Lembe Lokk (left) performing at the New York Estonian Cultural Days 2016 at the NY Estonian House with David Rothenberg. Photo by Chris Nigul
Lembe Lokk is an Estonian singer, composer, actress and a poet currently based in Paris, France. In her most recent single “Don’t Ask” she addresses the immigration issue both in English and in Estonian. A discussion that sparked many contrary views all around Europe and North America takes a new perspective through the eyes of “a refugee of her personal life”. Vaba Eesti Sõna had a chance to get an exclusive background story of her recent song as well as her upcoming poetry and thought compilation “elsewhere, today” soon to be published in France.
“The song ‘Don’t Ask’ was sparked by a certain political sadness which I wanted to offset with a little bit of tenderness and beauty. Today’s society is no longer governed by human interests or sanity, not to even mention altruism. Huge cash flows and financial interest groups are the primary drivers which consistently and comprehensively shape our world, and our world view, so that we often no longer understand what we can and should believe. I’m not only talking of the big political game, of which I feel I understand relatively little, but even the simplest everyday values like generosity, and honesty towards oneself and others.

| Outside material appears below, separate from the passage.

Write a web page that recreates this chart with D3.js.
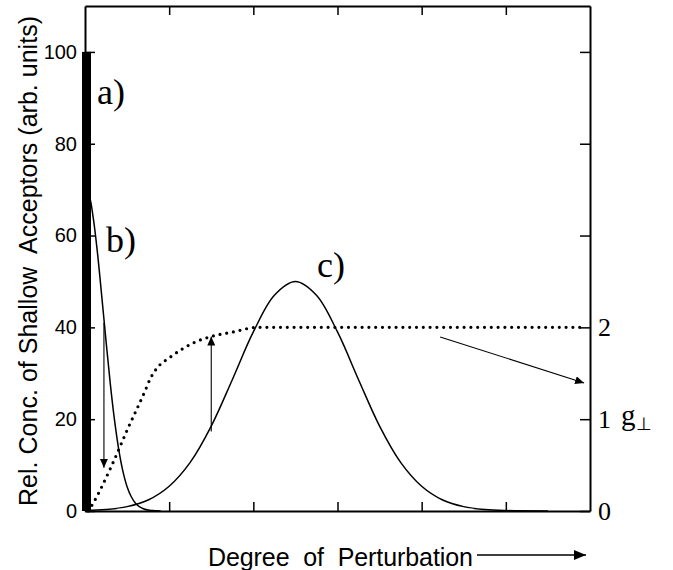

How should I tell my kids about this world, so as not to hit them too hard now, while ensuring that they’re not hit too hard when they grow up? Should I teach them to fear, for their eyes will doubtlessly, sooner or later, see war? Should I teach them to understand and to think, so they wouldn’t be reduced to basic instincts even in the most complicated situations in life? Will I teach them to trust people of any skin colour and religion despite everything, because I myself believe that the bombs are detonated only by a few odd terrorists, over-hyped by the media? Should I teach them to seek truth through their own ideas, or to believe the media? Should I show them that you can help your fellow people even when you yourself are finding the going hard?
In the past year, all kinds of issues related to refugees have become topical – their place and their rights. Who has the right to live where? And not at all so unexpectedly as we would have liked, we saw our intolerance, not to even mention racism, and our mental weariness, not to even mention blind hate.
I have been living in France nearly 20 years and nothing justifies my leaving Estonia. There was no longer any war or persecution, Estonia regained its independence shortly before I gained mine, and neither I nor others in my generation had better opportunities for success anywhere else than in Estonia which was open to everything new. I am not homosexual, or able to point to any other officially recognised form of persecution, but I still went away from Estonia, although not knowing then that I would stay ‘away’. But then I stayed.
This kind of a ‘white man’s exile’ in a country of other white people is a separate issue for me, of which I will talk about in a poetry and thought compilation soon to be published in France. But I still find that the generalisation here is not out of place, just like my sadness is not out of place. I am a refugee, a refugee of my personal life, and it can be said that I live in a foreign country where nobody directly needs me and where nobody expected me. And I am certainly not the only one of my kind. Every year, thousands and millions of people migrate this way and that, sometimes to people of their own colour, and sometimes not. I therefore feel this bottomless sadness when someone like me thinks that the places are now full or that some have more ‘right’ to move than others.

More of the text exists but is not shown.